[What the task requires] Repeat the full listing below verbatim and keep the images out.

[Information provided]
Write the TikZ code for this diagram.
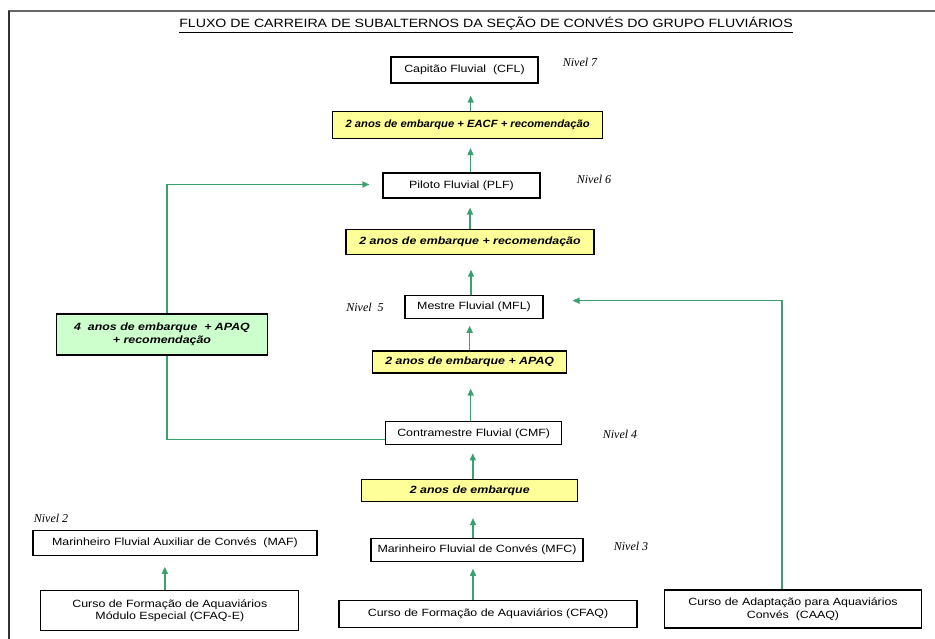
\documentclass[tikz,border=0pt]{standalone}
\usepackage{fontspec}
\setmainfont[FakeStretch=1.18]{Liberation Sans}
\newfontfamily\narsans[FakeStretch=1.07]{Liberation Sans}
\newfontfamily\timesf{Liberation Serif}
\usetikzlibrary{arrows.meta}
\definecolor{conn}{RGB}{60,160,110}
\definecolor{yel}{RGB}{255,255,153}
\definecolor{grn}{RGB}{204,255,204}
\tikzset{
  box/.style={draw=black, line width=1.1pt, inner sep=0pt, align=center, font=\fontsize{10.5}{12.5}\selectfont},
  ybox/.style={box, fill=yel, font=\fontsize{10.5}{12.5}\selectfont\bfseries\itshape},
  gbox/.style={box, fill=grn, font=\fontsize{10.5}{12.5}\selectfont\bfseries\itshape},
  lvl/.style={font=\timesf\itshape\fontsize{12}{14}\selectfont, inner sep=0pt},
  conline/.style={draw=conn, line width=1.4pt},
  arr/.style={conline, -{Triangle[length=7pt,width=6pt]}},
}
\begin{document}
\begin{tikzpicture}[x=1pt,y=-1pt]
\useasboundingbox (0,0) rectangle (935,639);
% frame
\draw[line width=2pt, draw=black!60] (8,11) -- (935,11);
\draw[line width=1.5pt, draw=black!80] (9,11) -- (9,639);
% title
\node[inner sep=0pt, font=\fontsize{12}{14}\selectfont] (title) at (486,25) {\underline{FLUXO DE CARREIRA DE SUBALTERNOS DA SEÇÃO DE CONVÉS DO GRUPO FLUVIÁRIOS}};
% boxes
\node[box, minimum width=147pt, minimum height=26pt] (cfl) at (464.5,70) {Capitão Fluvial\ \ (CFL)};
\node[ybox, minimum width=270pt, minimum height=27pt, font=\narsans\fontsize{10.5}{12.5}\selectfont\bfseries\itshape] (y1) at (467.7,125) {2 anos de embarque + EACF + recomendação};
\node[box, minimum width=157pt, minimum height=25pt] (plf) at (461.5,185.5) {Piloto Fluvial (PLF)};
\node[ybox, minimum width=248pt, minimum height=25pt] (y2) at (470,241.7) {2 anos de embarque + recomendação};
\node[box, minimum width=138pt, minimum height=23pt] (mfl) at (474,306.7) {Mestre Fluvial (MFL)};
\node[ybox, minimum width=194pt, minimum height=22pt] (y3) at (469.7,362) {2 anos de embarque + APAQ};
\node[box, minimum width=176pt, minimum height=23pt] (cmf) at (473.7,433.3) {Contramestre Fluvial (CMF)};
\node[ybox, minimum width=216pt, minimum height=22pt] (y4) at (469.8,490.5) {2 anos de embarque};
\node[box, minimum width=212pt, minimum height=23pt] (mfc) at (477,549.7) {Marinheiro Fluvial de Convés (MFC)};
\node[box, minimum width=284pt, minimum height=25pt] (maf) at (175,542.7) {Marinheiro Fluvial Auxiliar de Convés\ \ (MAF)};
\node[box, minimum width=258pt, minimum height=40pt] (cfaqe) at (169.8,610.7) {Curso de Formação de Aquaviários\\Módulo Especial (CFAQ-E)};
\node[box, minimum width=298pt, minimum height=27pt] (cfaq) at (488,614) {Curso de Formação de Aquaviários (CFAQ)};
\node[box, minimum width=257pt, minimum height=38pt] (caaq) at (793,609) {Curso de Adaptação para Aquaviários\\Convés\ \ (CAAQ)};
\node[gbox, minimum width=211pt, minimum height=41pt] (gb) at (162,334.5) {4\ \ anos de embarque\ \ + APAQ\\+ recomendação};
% levels
\node[lvl] (n7) at (580,62) {Nivel 7};
\node[lvl] (n6) at (594,179) {Nivel 6};
\node[lvl] (n5) at (365,307) {Nivel\ \ 5};
\node[lvl] (n4) at (620,434) {Nivel 4};
\node[lvl] (n3) at (631,546) {Nivel 3};
\node[lvl] (n2) at (51,518) {Nivel 2};
% vertical arrows
\draw[arr, shorten >=12pt] ([xshift=3pt]y1.north) -- ([xshift=3pt]y1.north |- cfl.south);
\draw[arr, shorten >=9pt] ([xshift=9pt]plf.north) -- ([xshift=9pt]plf.north |- y1.south);
\draw[arr, shorten >=9pt] (y2.north) -- (y2.north |- plf.south);
\draw[arr, shorten >=15pt] ([xshift=-3pt]mfl.north) -- ([xshift=-3pt]mfl.north |- y2.south);
\draw[arr, shorten >=7pt] (y3.north) -- (y3.north |- mfl.south);
\draw[arr, shorten >=15pt] ([xshift=-3pt]cmf.north) -- ([xshift=-3pt]cmf.north |- y3.south);
\draw[arr, shorten >=8pt] ([xshift=3pt]y4.north) -- ([xshift=3pt]y4.north |- cmf.south);
\draw[arr, shorten >=16pt] ([xshift=-4pt]mfc.north) -- ([xshift=-4pt]mfc.north |- y4.south);
\draw[arr, shorten >=7pt] ([xshift=-15pt]cfaq.north) -- ([xshift=-15pt]cfaq.north |- mfc.south);
\draw[arr, shorten >=11pt] ([xshift=-5pt]cfaqe.north) -- ([xshift=-5pt]cfaqe.north |- maf.south);
% left loop
\draw[arr, shorten >=13pt] ([xshift=5pt]gb.north) |- ([yshift=1pt]plf.west);
\draw[conline] ([xshift=5pt]gb.south) |- ([yshift=-6pt]cmf.west);
% right loop
\draw[arr, shorten >=29pt] ([xshift=-11pt]caaq.north) |- ([yshift=6pt]mfl.east);
\end{tikzpicture}
\end{document}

[The completed task]
Write the TikZ code for this diagram.
\documentclass[tikz,border=0pt]{standalone}
\usepackage{fontspec}
\setmainfont[FakeStretch=1.18]{Liberation Sans}
\newfontfamily\narsans[FakeStretch=1.07]{Liberation Sans}
\newfontfamily\timesf{Liberation Serif}
\usetikzlibrary{arrows.meta}
\definecolor{conn}{RGB}{60,160,110}
\definecolor{yel}{RGB}{255,255,153}
\definecolor{grn}{RGB}{204,255,204}
\tikzset{
  box/.style={draw=black, line width=1.1pt, inner sep=0pt, align=center, font=\fontsize{10.5}{12.5}\selectfont},
  ybox/.style={box, fill=yel, font=\fontsize{10.5}{12.5}\selectfont\bfseries\itshape},
  gbox/.style={box, fill=grn, font=\fontsize{10.5}{12.5}\selectfont\bfseries\itshape},
  lvl/.style={font=\timesf\itshape\fontsize{12}{14}\selectfont, inner sep=0pt},
  conline/.style={draw=conn, line width=1.4pt},
  arr/.style={conline, -{Triangle[length=7pt,width=6pt]}},
}
\begin{document}
\begin{tikzpicture}[x=1pt,y=-1pt]
\useasboundingbox (0,0) rectangle (935,639);
% frame
\draw[line width=2pt, draw=black!60] (8,11) -- (935,11);
\draw[line width=1.5pt, draw=black!80] (9,11) -- (9,639);
% title
\node[inner sep=0pt, font=\fontsize{12}{14}\selectfont] (title) at (486,25) {\underline{FLUXO DE CARREIRA DE SUBALTERNOS DA SEÇÃO DE CONVÉS DO GRUPO FLUVIÁRIOS}};
% boxes
\node[box, minimum width=147pt, minimum height=26pt] (cfl) at (464.5,70) {Capitão Fluvial\ \ (CFL)};
\node[ybox, minimum width=270pt, minimum height=27pt, font=\narsans\fontsize{10.5}{12.5}\selectfont\bfseries\itshape] (y1) at (467.7,125) {2 anos de embarque + EACF + recomendação};
\node[box, minimum width=157pt, minimum height=25pt] (plf) at (461.5,185.5) {Piloto Fluvial (PLF)};
\node[ybox, minimum width=248pt, minimum height=25pt] (y2) at (470,241.7) {2 anos de embarque + recomendação};
\node[box, minimum width=138pt, minimum height=23pt] (mfl) at (474,306.7) {Mestre Fluvial (MFL)};
\node[ybox, minimum width=194pt, minimum height=22pt] (y3) at (469.7,362) {2 anos de embarque + APAQ};
\node[box, minimum width=176pt, minimum height=23pt] (cmf) at (473.7,433.3) {Contramestre Fluvial (CMF)};
\node[ybox, minimum width=216pt, minimum height=22pt] (y4) at (469.8,490.5) {2 anos de embarque};
\node[box, minimum width=212pt, minimum height=23pt] (mfc) at (477,549.7) {Marinheiro Fluvial de Convés (MFC)};
\node[box, minimum width=284pt, minimum height=25pt] (maf) at (175,542.7) {Marinheiro Fluvial Auxiliar de Convés\ \ (MAF)};
\node[box, minimum width=258pt, minimum height=40pt] (cfaqe) at (169.8,610.7) {Curso de Formação de Aquaviários\\Módulo Especial (CFAQ-E)};
\node[box, minimum width=298pt, minimum height=27pt] (cfaq) at (488,614) {Curso de Formação de Aquaviários (CFAQ)};
\node[box, minimum width=257pt, minimum height=38pt] (caaq) at (793,609) {Curso de Adaptação para Aquaviários\\Convés\ \ (CAAQ)};
\node[gbox, minimum width=211pt, minimum height=41pt] (gb) at (162,334.5) {4\ \ anos de embarque\ \ + APAQ\\+ recomendação};
% levels
\node[lvl] (n7) at (580,62) {Nivel 7};
\node[lvl] (n6) at (594,179) {Nivel 6};
\node[lvl] (n5) at (365,307) {Nivel\ \ 5};
\node[lvl] (n4) at (620,434) {Nivel 4};
\node[lvl] (n3) at (631,546) {Nivel 3};
\node[lvl] (n2) at (51,518) {Nivel 2};
% vertical arrows
\draw[arr, shorten >=12pt] ([xshift=3pt]y1.north) -- ([xshift=3pt]y1.north |- cfl.south);
\draw[arr, shorten >=9pt] ([xshift=9pt]plf.north) -- ([xshift=9pt]plf.north |- y1.south);
\draw[arr, shorten >=9pt] (y2.north) -- (y2.north |- plf.south);
\draw[arr, shorten >=15pt] ([xshift=-3pt]mfl.north) -- ([xshift=-3pt]mfl.north |- y2.south);
\draw[arr, shorten >=7pt] (y3.north) -- (y3.north |- mfl.south);
\draw[arr, shorten >=15pt] ([xshift=-3pt]cmf.north) -- ([xshift=-3pt]cmf.north |- y3.south);
\draw[arr, shorten >=8pt] ([xshift=3pt]y4.north) -- ([xshift=3pt]y4.north |- cmf.south);
\draw[arr, shorten >=16pt] ([xshift=-4pt]mfc.north) -- ([xshift=-4pt]mfc.north |- y4.south);
\draw[arr, shorten >=7pt] ([xshift=-15pt]cfaq.north) -- ([xshift=-15pt]cfaq.north |- mfc.south);
\draw[arr, shorten >=11pt] ([xshift=-5pt]cfaqe.north) -- ([xshift=-5pt]cfaqe.north |- maf.south);
% left loop
\draw[arr, shorten >=13pt] ([xshift=5pt]gb.north) |- ([yshift=1pt]plf.west);
\draw[conline] ([xshift=5pt]gb.south) |- ([yshift=-6pt]cmf.west);
% right loop
\draw[arr, shorten >=29pt] ([xshift=-11pt]caaq.north) |- ([yshift=6pt]mfl.east);
\end{tikzpicture}
\end{document}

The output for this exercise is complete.